Getting started with building an audience in the creator economy

How can you anticipate the content people want before they want it? How do you figure out where your audience lives online and what they like? What is a creator, after all?

At TechCrunch Disrupt 2021, we were joined by Julia Munslow, special projects editor at Yahoo News, Alexis Gay, comedian and host of Non-Technical Podcast, and Sushma Dwivedi, who leads communications and brand marketing at Daily Harvest. All three of our speakers come at the challenge of building a brand online from different angles, and they all had valuable perspectives to share for navigating a social media landscape that has very high expectations from anyone creating content in 2021.

Whether you’re an independent creator or a company, you need to think about how to connect with the audience that’s right for you before dipping your toes into brand building. With more platforms than ever, and more savvy content perpetually upping the social game, it’s worth remembering that building your audience doesn’t just mean accumulating a sky high follower count.

“It doesn’t really help anybody to try and be everything to everyone at any size of brand, no matter how big or small,” Dwivedi said. “… When you’re really looking to galvanize a base, and build some momentum amongst a dedicated base of customers, it serves you to really think about who they are. What do they need? Where are they and how on those platforms are they being communicated to?”

Before you can study an audience you want to reach, you have to figure out where they live online. And as new social platforms and products emerge, that process can require quite a bit of trial and error. For Daily Harvest, TikTok was a successful experiment that continues to pay off, but not all experiments will work out — and according to Dwivedi, that’s just fine.
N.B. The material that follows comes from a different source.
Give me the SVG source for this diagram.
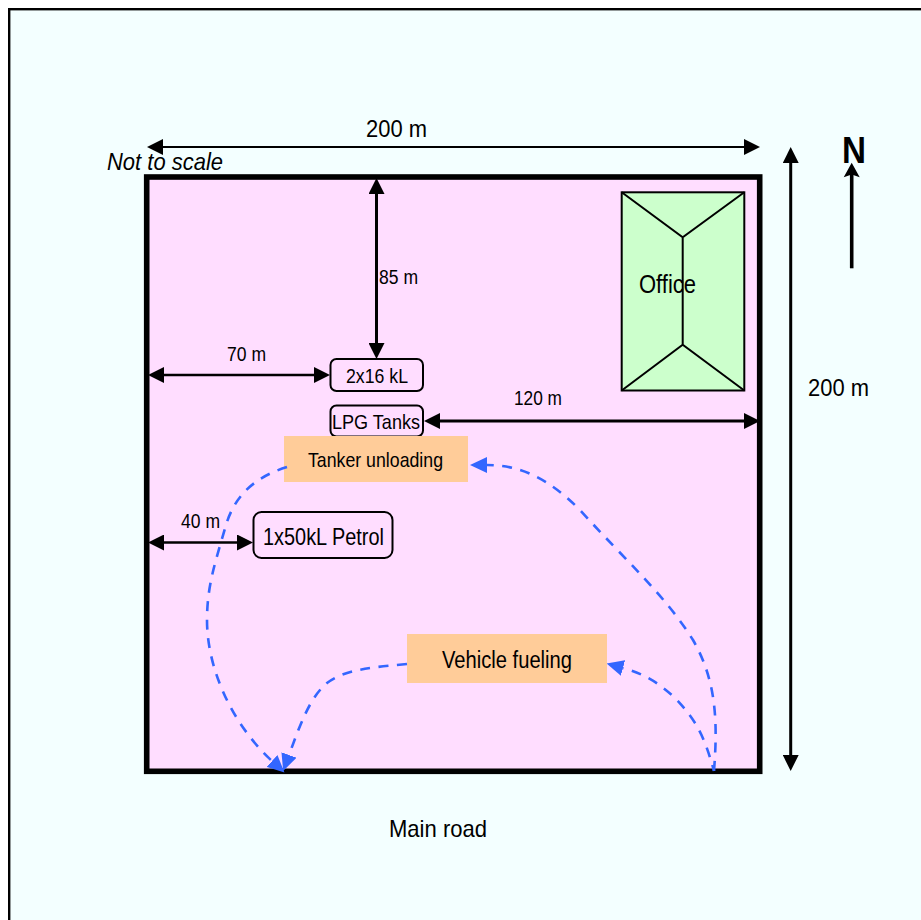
<svg xmlns="http://www.w3.org/2000/svg" width="921" height="920" viewBox="0 0 921 920">
<style>
text{font-family:"Liberation Sans",Arial,sans-serif;fill:#000}
.dim{stroke:#000;fill:none;marker-start:url(#h);marker-end:url(#h)}
.flow{stroke:#3366FF;stroke-width:2.6;fill:none;stroke-dasharray:10 8.5;marker-end:url(#b)}
.box{fill:#FFDDFF;stroke:#000;stroke-width:2}
.org{fill:#FFCC99}
.roof{fill:#CCFFCC;stroke:#000;stroke-width:2}
</style>
<defs>
<marker id="h" markerUnits="userSpaceOnUse" markerWidth="16" markerHeight="16" viewBox="0 -8 16 16" refX="0" refY="0" orient="auto-start-reverse"><path d="M0-8L16 0L0 8z" fill="#000"/></marker>
<marker id="b" markerUnits="userSpaceOnUse" markerWidth="17" markerHeight="16" viewBox="0 -8 17 16" refX="0" refY="0" orient="auto"><path d="M0-8L17 0L0 8z" fill="#3366FF"/></marker>
</defs>
<rect id="background" x="9.2" y="9.2" width="930" height="930" fill="#F3FFFF" stroke="#000" stroke-width="2.4"/>
<rect id="site" x="146.7" y="177" width="613" height="594.3" fill="#FFDDFF" stroke="#000" stroke-width="5.6"/>
<g id="office">
<rect class="roof" x="621.7" y="192.3" width="122.6" height="198.2"/>
<path class="roof" d="M621.7 192.3L682.7 237.3L744.3 192.3M682.7 237.3V344.7M621.7 390.5L682.7 344.7L744.3 390.5" style="fill:none"/>
<text x="639" y="293" font-size="26" textLength="57" lengthAdjust="spacingAndGlyphs">Office</text>
</g>
<g id="tank-2x16"><rect class="box" x="330.5" y="359" width="92.5" height="32" rx="6"/><text x="346" y="383" font-size="21" textLength="62" lengthAdjust="spacingAndGlyphs">2x16 kL</text></g>
<g id="lpg-tanks"><rect class="box" x="330.5" y="405.5" width="92.5" height="31" rx="6"/><text x="332" y="429" font-size="21" textLength="88" lengthAdjust="spacingAndGlyphs">LPG Tanks</text></g>
<g id="tanker-unloading"><rect class="org" x="284" y="436" width="184" height="46"/><text x="308" y="467" font-size="21" textLength="135" lengthAdjust="spacingAndGlyphs">Tanker unloading</text></g>
<g id="petrol"><rect class="box" x="253.5" y="512" width="139" height="46" rx="8"/><text x="263" y="545" font-size="24" textLength="121" lengthAdjust="spacingAndGlyphs">1x50kL Petrol</text></g>
<g id="vehicle-fueling"><rect class="org" x="407" y="634" width="200" height="49"/><text x="442" y="668" font-size="23" textLength="130" lengthAdjust="spacingAndGlyphs">Vehicle fueling</text></g>
<g id="connectors">
<path class="dim" stroke-width="2" d="M163 147H744"/>
<path class="dim" stroke-width="3" d="M790.7 163V755"/>
<path class="dim" stroke-width="3" d="M376.5 194V343"/>
<path class="dim" stroke-width="2.4" d="M164 375H314"/>
<path class="dim" stroke-width="2.8" d="M440 421H744"/>
<path class="dim" stroke-width="2.6" d="M164 542.5H237"/>
<path d="M851.7 268.3V174" stroke="#000" stroke-width="3.6" fill="none"/>
<path d="M851.7 162.7L859.7 177.3L851.7 174.5L843.7 177.3z" fill="#000"/>
<path class="flow" d="M287 467C255 477 235 495 226 525C216 560 207 585 207 620C207 670 233 725 272 761"/>
<path class="flow" d="M407 664C375 667 345 669 327 683C310 697 300 725 289 755"/>
<path class="flow" style="stroke-dashoffset:4" d="M714 771C704 735 696 720 675 698C660 684 645 674 623 668"/>
<path class="flow" d="M714 771C718 720 716 680 693 640C665 595 625 560 580 510C548 478 520 465 487 465"/>
</g>
<g id="labels">
<text x="366" y="137" font-size="24" textLength="61" lengthAdjust="spacingAndGlyphs">200 m</text>
<text x="107" y="170" font-size="24" font-style="italic" textLength="116" lengthAdjust="spacingAndGlyphs">Not to scale</text>
<text x="379" y="284" font-size="20" textLength="39" lengthAdjust="spacingAndGlyphs">85 m</text>
<text x="227" y="361" font-size="20" textLength="39" lengthAdjust="spacingAndGlyphs">70 m</text>
<text x="514" y="405" font-size="20" textLength="48" lengthAdjust="spacingAndGlyphs">120 m</text>
<text x="181" y="528" font-size="20" textLength="39" lengthAdjust="spacingAndGlyphs">40 m</text>
<text x="808" y="396" font-size="24" textLength="61" lengthAdjust="spacingAndGlyphs">200 m</text>
<text x="842" y="163" font-size="36" font-weight="bold" textLength="24" lengthAdjust="spacingAndGlyphs">N</text>
<text x="389" y="837" font-size="24" textLength="98" lengthAdjust="spacingAndGlyphs">Main road</text>
</g>
</svg>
Daily Harvest dipped a toe into Clubhouse when the social audio app took off, but because of the visual nature of its brand and audience, it wasn’t a perfect fit.
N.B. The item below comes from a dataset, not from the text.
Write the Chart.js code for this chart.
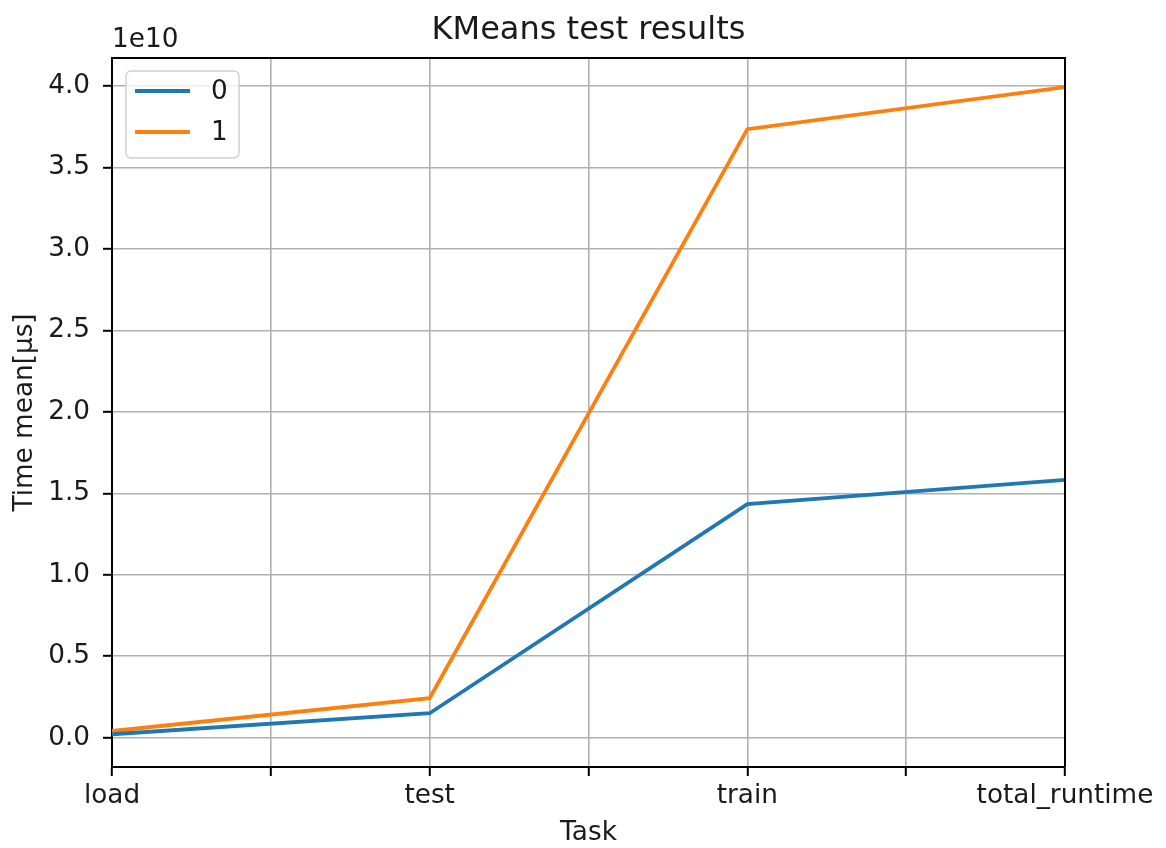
<!DOCTYPE html>
<html>
<head>
<meta charset="utf-8">
<title>KMeans test results</title>
<script src="https://cdn.jsdelivr.net/npm/chart.js@4/dist/chart.umd.min.js"></script>
<style>
  html, body { margin: 0; padding: 0; background: #fff; }
  #wrap { width: 1166px; height: 848px; }
</style>
</head>
<body>
<div id="wrap"><canvas id="kmeansChart" width="1166" height="848"></canvas></div>
<script>
// ── Data ────────────────────────────────────────────────────
const tasks      = ["load", "test", "train", "total_runtime"];
const xTicks     = [0, 0.5, 1, 1.5, 2, 2.5, 3];
const yTicks     = [0, 0.5e10, 1e10, 1.5e10, 2e10, 2.5e10, 3e10, 3.5e10, 4e10];
const series0    = [2.1e8, 1.50e9, 1.433e10, 1.582e10];
const series1    = [4.1e8, 2.42e9, 3.735e10, 3.993e10];
const seriesNames = ["0", "1"];

const FONT = "DejaVu Sans";
const TEXT = "#1a1a1a";
const GRID = "#b0b0b0";
const FS   = 26.3;

const toPoints = vals => vals.map((v, i) => ({ x: i, y: v }));

// ── Extras: title, offset text, full frame, legend box ──────
const mplExtras = {
  id: "mplExtras",
  afterDatasetsDraw(chart) {
    const { ctx, chartArea: a } = chart;
    ctx.save();

    // frame (top + right spines)
    ctx.strokeStyle = "#000";
    ctx.lineWidth = 2;
    ctx.beginPath();
    ctx.moveTo(a.left, a.top);
    ctx.lineTo(a.right, a.top);
    ctx.lineTo(a.right, a.bottom);
    ctx.stroke();

    // title
    ctx.fillStyle = TEXT;
    ctx.font = `32px "${FONT}"`;
    ctx.textAlign = "center";
    ctx.textBaseline = "alphabetic";
    ctx.fillText("KMeans test results", (a.left + a.right) / 2, a.top - 19);

    // offset text
    ctx.font = `${FS}px "${FONT}"`;
    ctx.textAlign = "left";
    ctx.fillText("1e10", a.left, a.top - 11);

    // legend
    const bx = a.left + 14, by = a.top + 13, bw = 113, bh = 87;
    ctx.fillStyle = "rgba(255,255,255,0.8)";
    ctx.strokeStyle = "#d0d0d0";
    ctx.lineWidth = 1.5;
    ctx.beginPath();
    ctx.roundRect(bx, by, bw, bh, 5);
    ctx.fill();
    ctx.stroke();

    chart.data.datasets.forEach((ds, i) => {
      const y = by + 20 + i * 41;
      ctx.strokeStyle = ds.borderColor;
      ctx.lineWidth = 3.8;
      ctx.beginPath();
      ctx.moveTo(bx + 9, y);
      ctx.lineTo(bx + 64, y);
      ctx.stroke();
      ctx.fillStyle = TEXT;
      ctx.font = `${FS}px "${FONT}"`;
      ctx.textAlign = "left";
      ctx.textBaseline = "middle";
      ctx.fillText(ds.label, bx + 85, y + 1);
    });

    ctx.restore();
  }
};

new Chart(document.getElementById("kmeansChart"), {
  type: "line",
  data: {
    datasets: [
      {
        label: seriesNames[0],
        data: toPoints(series0),
        borderColor: "#1f77b4",
        borderWidth: 3.8,
        pointRadius: 0,
        tension: 0,
        fill: false
      },
      {
        label: seriesNames[1],
        data: toPoints(series1),
        borderColor: "#ff7f0e",
        borderWidth: 3.8,
        pointRadius: 0,
        tension: 0,
        fill: false
      }
    ]
  },
  options: {
    responsive: false,
    animation: false,
    layout: { padding: { top: 58, right: 101, left: 0, bottom: 0 } },
    plugins: {
      legend: { display: false },
      title: { display: false },
      tooltip: { enabled: false }
    },
    scales: {
      x: {
        type: "linear",
        min: 0,
        max: 3,
        afterBuildTicks: s => { s.ticks = xTicks.map(v => ({ value: v })); },
        afterFit: s => { s.height = 81; },
        grid: { color: GRID, lineWidth: 1.6, tickLength: 9, tickColor: "#000", tickWidth: 2 },
        border: { color: "#000", width: 2 },
        ticks: {
          autoSkip: false,
          maxRotation: 0,
          padding: 4,
          color: TEXT,
          font: { family: FONT, size: FS },
          callback: v => Number.isInteger(v) ? tasks[v] : ""
        },
        title: {
          display: true,
          text: "Task",
          color: TEXT,
          font: { family: FONT, size: FS },
          padding: { top: 0, bottom: -1 }
        }
      },
      y: {
        min: -0.18e10,
        max: 4.172e10,
        afterBuildTicks: s => { s.ticks = yTicks.map(v => ({ value: v })); },
        afterFit: s => { s.width = 112; },
        grid: { color: GRID, lineWidth: 1.6, tickLength: 9, tickColor: "#000", tickWidth: 2 },
        border: { color: "#000", width: 2 },
        ticks: {
          padding: 13,
          color: TEXT,
          font: { family: FONT, size: FS },
          callback: v => (v / 1e10).toFixed(1)
        },
        title: {
          display: true,
          text: "Time mean[µs]",
          color: TEXT,
          font: { family: FONT, size: FS },
          padding: { top: 9, bottom: 0 }
        }
      }
    }
  },
  plugins: [mplExtras]
});
</script>
</body>
</html>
” … I think the key for us is really figuring out what makes the most sense, based on what it is that we produce in the world,” Dwivedi said.

Once you’ve decided where to build an audience, learning to speak your audience’s language in an authentic way is next. Sometimes that means being more natural with your own language — skip the brand jargon, always — but it can also mean becoming very familiar with the communities you want to communicate with and the platforms they spend time on. To pull that off, you’ve got to do your homework.

With the Yahoo News TikTok channel, the time Munslow and her team invested translated into more than 1.4 million followers and 79 million likes on one of the toughest platforms for brands to crack. For Munslow, learning to speak the same language as her TikTok target audience grew out of paying attention to what Gen Z users looked for and cared about:

We studied TikTok; we became part of the community. From the start, I think a key component was that we always took Gen Z and young people seriously and truly believed that they wanted to know what was going on in the world. You know, they care about the news, they care about issues, they’re one of the most politically active generations. And just because they’re consuming the news on TikTok doesn’t mean that they care any less — they’re just consuming it a little bit differently. So we realized that we were able to, you know, speak their language, maybe a little bit more conversational. Talk to them as if you’re talking to a friend and saying, hey, look at this cool thing that I found. From there, we were able to start iterating on our best practices as we figured out what works.

From their time studying the platform and experimenting with content, Munslow and her team figured out that their audience deeply cared about what was happening around the world, but they wanted the news presented in bite-sized portions sans the kind of spin you’d find on a 24-hour news network. The team started packaging up into concise summaries of the news of the day, and the account took off.

For Gay, who left her job managing creator partnerships at Patreon to strike out on her own, being thoughtful about audience building early on was essential:

“I think one of the biggest insights that I drew from my time at Patreon that I apply now to my own work, is to build your audience, not just build an audience,” Gay said. ” … If you want to grow really fast, you can do that. There are all kinds of growth hacks and tactics. And oh, trust me, there are people on the internet ready to tell you about them. But in my opinion, you will build an audience that doesn’t necessarily care about you and what you’re making. And the reason that I think it’s important to focus on compromising the speed of growth, like the slope of that line for the direction of that line to be just going up and to the right, is that ultimately, you don’t just want an audience that you can say, look how many followers I have on the internet. You want an audience, you can do something with them.”

As Gay sees it, by focusing on audience quality over quantity, your followers will be more likely to buy a product, sign up for a webinar or otherwise engage with the stuff you’re putting out in the world.

“If you spent all your time just growing a big audience that doesn’t actually care about what you’re making, they’re not going to take any action, they’re not going to watch the video or buy the thing or go to the event,” Gay said.

Growing more slowly and deliberately can be frustrating and it can involve some trial and error, but it’s the right long-term move for a lot of people and brands trying to make content that resonates.

Whether you’re a brand looking to partner with creators or one looking to copy some of their platform savvy, understanding and respecting the deep well of knowledge it takes to fluidly communicate through social platforms is essential, according to Munslow.

“You know, I personally have come to believe that everyone is a creator — in some way, you are creating something and you’re putting it out online — and I also think that brands, businesses, we should take creators seriously. It’s hard work,” Munslow said. ” … Brands should be leveraging and using the power of creators because they understand these platforms extremely, extremely well.”